The distinction between a right-of-use license and a right-of-access license is one of the most consequential judgments in software revenue recognition. Get it wrong and you shift potentially large amounts of revenue between point-in-time and over-time recognition — two very different income statement outcomes.
The Core Distinction
Both ASC 606 (paragraphs 606-10-55-54 through 55-65) and IFRS 15 (paragraphs 56–63) use a functional vs. symbolic IP framework to make this determination:
Functional IP has significant standalone functionality at the time of transfer. The customer can use it independently — the licensor's ongoing activities do not significantly affect the IP's utility. The customer gets the IP as it exists today. Revenue is recognized at a point in time when the license is transferred.
Symbolic IP does not have significant standalone functionality, or its value is derived from an ongoing relationship with the licensor — brand value, content libraries, access to a platform that continues to evolve. Revenue is recognized over time.
Functional vs. Symbolic: The Decision Test
Ask three questions:
- Does the IP have significant standalone functionality (can run software, content you can use, a formula you can apply)?
- Is the licensor's ongoing activity expected to significantly affect the IP's utility or fair value? (If yes → symbolic)
- Does the customer receive the benefit primarily from the ongoing relationship, not just the IP snapshot at transfer?
A "yes" to the last two usually means symbolic. A "yes" to the first and "no" to the others usually means functional.
Working Example: Three SaaS Licensing Structures
Scenario A — On-Premise Perpetual License
A company sells a perpetual license for a software product. The customer installs it on their own servers. The licensor has no ongoing obligation to update the software (a separate annual maintenance agreement covers updates). The software functions independently without the licensor's involvement.
→ Functional IP, right-of-use, point-in-time. Recognize the license revenue when the software is delivered and the customer can use it. Maintenance fees (updates) are a separate performance obligation, recognized over time.
Scenario B — SaaS Subscription
A company provides cloud-based software on a subscription basis. The customer accesses it via a browser. The vendor continuously updates, maintains, and evolves the product. The customer is not receiving a static snapshot — they're receiving ongoing access to the vendor's evolving platform.
→ Symbolic IP, right-of-access, over time. Recognize revenue ratably over the subscription term. The customer's value derives from the ongoing relationship, not a transferred snapshot.
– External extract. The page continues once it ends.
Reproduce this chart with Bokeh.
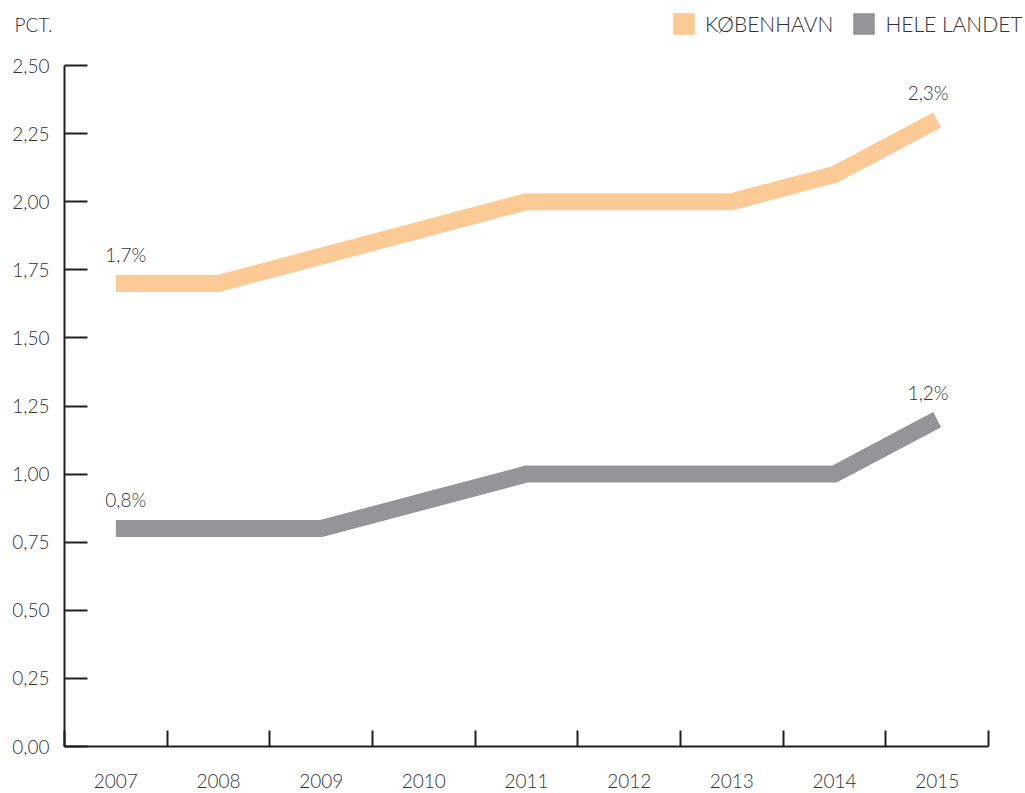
from bokeh.plotting import figure
from bokeh.models import (FixedTicker, CustomJSTickFormatter, Legend, LegendItem,
                          Label, ColumnDataSource)
from bokeh.core.properties import value
from bokeh.embed import file_html
from bokeh.resources import INLINE

# ---- data ----
years = [2007, 2008, 2009, 2010, 2011, 2012, 2013, 2014, 2015]
kobenhavn = [1.7, 1.7, 1.8, 1.9, 2.0, 2.0, 2.0, 2.1, 2.3]
hele_landet = [0.8, 0.8, 0.8, 0.9, 1.0, 1.0, 1.0, 1.0, 1.2]
series_names = ["KØBENHAVN", "HELE LANDET"]
y_ticks = [0.0, 0.25, 0.5, 0.75, 1.0, 1.25, 1.5, 1.75, 2.0, 2.25, 2.5]
unit_label = "PCT."

# ---- style ----
FONT = "Lato Light, Lato"
TEXT = "#333333"
AXIS = "#231f20"
ORANGE = "#FCCA95"
GRAY = "#939598"

W, H = 1025, 793
AX_LEFT, AX_RIGHT, AX_TOP, AX_BOTTOM = 64, 988, 65, 746   # plot box in pixels
px_per_year = (AX_RIGHT - AX_LEFT) / len(years)
px_per_unit = (AX_BOTTOM - AX_TOP) / (y_ticks[-1] - y_ticks[0])
x0 = years[0] - 0.5
x1 = years[-1] + 0.5
x_start = x0 - AX_LEFT / px_per_year
x_end = x0 + (W - AX_LEFT) / px_per_year
y_start = y_ticks[0] - (H - AX_BOTTOM) / px_per_unit
y_end = y_ticks[0] + AX_BOTTOM / px_per_unit

p = figure(width=W, height=H, output_backend="svg", toolbar_location=None,
           x_range=(x_start, x_end), y_range=(y_start, y_end),
           min_border_left=0, min_border_right=0, min_border_top=0,
           min_border_bottom=0)
p.grid.visible = False
p.outline_line_color = None
p.background_fill_color = "white"
p.border_fill_color = "white"

# lines
for vals, col in [(kobenhavn, ORANGE), (hele_landet, GRAY)]:
    p.line(years, vals, line_width=17, line_color=col, line_cap="butt", line_join="miter")

# end labels
def fmt(v):
    return ("%.1f" % v).replace(".", ",") + "%"

for vals in (kobenhavn, hele_landet):
    src = ColumnDataSource(dict(x=[years[0], years[-1]], y=[vals[0], vals[-1]],
                                t=[fmt(vals[0]), fmt(vals[-1])],
                                xo=[10, -9], yo=[-29, -27]))
    p.text(x="x", y="y", text="t", x_offset="xo", y_offset="yo", source=src,
           text_align="center", text_baseline="middle", text_font=value(FONT),
           text_font_size="19px", text_color=TEXT)

# legend swatches (renderers with no visible data, only used for the legend)
nan = float("nan")
r1 = p.rect(x=[nan], y=[nan], width=1, height=1, fill_color=ORANGE, line_color=None)
r2 = p.rect(x=[nan], y=[nan], width=1, height=1, fill_color=GRAY, line_color=None)
legend = Legend(items=[LegendItem(label=series_names[0], renderers=[r1]),
                       LegendItem(label=series_names[1], renderers=[r2])],
                orientation="horizontal", location=(670, H - 9.5 - 27), padding=0,
                margin=0, spacing=17, label_standoff=8, glyph_width=27,
                glyph_height=27, label_height=27, label_text_font=FONT,
                label_text_font_size="21px", label_text_color=TEXT,
                border_line_color=None, background_fill_alpha=0)
p.add_layout(legend, "center")

# unit label
p.add_layout(Label(x=14, y=H - 24, x_units="screen", y_units="screen",
                   text=unit_label, text_font=FONT, text_font_size="19px",
                   text_color=TEXT, text_baseline="middle", text_align="left"))

# x axis (fixed at y = 0)
xa = p.xaxis[0]
xa.fixed_location = y_ticks[0]
xa.bounds = (x0, x1)
xa.ticker = FixedTicker(ticks=years,
                        minor_ticks=[y - 0.5 for y in years] + [x1])
xa.major_tick_in = 0
xa.major_tick_out = 0
xa.minor_tick_in = 16
xa.minor_tick_out = 0
xa.minor_tick_line_color = AXIS
xa.minor_tick_line_width = 2
xa.axis_line_color = AXIS
xa.axis_line_width = 2
xa.major_label_standoff = 27
xa.major_label_text_font = FONT
xa.major_label_text_font_size = "19px"
xa.major_label_text_color = TEXT

# y axis (fixed at the left boundary of the year range)
ya = p.yaxis[0]
ya.fixed_location = x0
ya.bounds = (y_ticks[0], y_ticks[-1])
ya.ticker = FixedTicker(ticks=y_ticks)
ya.formatter = CustomJSTickFormatter(code="return tick.toFixed(2).replace('.', ',');")
ya.major_tick_in = 23
ya.major_tick_out = 0
ya.major_tick_line_color = AXIS
ya.major_tick_line_width = 2
ya.minor_tick_line_color = None
ya.axis_line_color = AXIS
ya.axis_line_width = 2
ya.major_label_standoff = 15
ya.major_label_text_font = FONT
ya.major_label_text_font_size = "19px"
ya.major_label_text_color = TEXT

open("out.html", "w").write(file_html(p, INLINE))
Scenario C — Perpetual License + SaaS Maintenance Bundle
A company sells an on-premise perpetual license bundled with mandatory SaaS-delivered updates and support. Two performance obligations: (1) the perpetual license (functional, point-in-time) and (2) the update/support service (over time). Allocate the transaction price to each using relative SSPs. Recognize the license at transfer, recognize the update service ratably over the maintenance term.
This hybrid structure is common in companies transitioning from perpetual licensing to SaaS. The allocation judgment can be significant.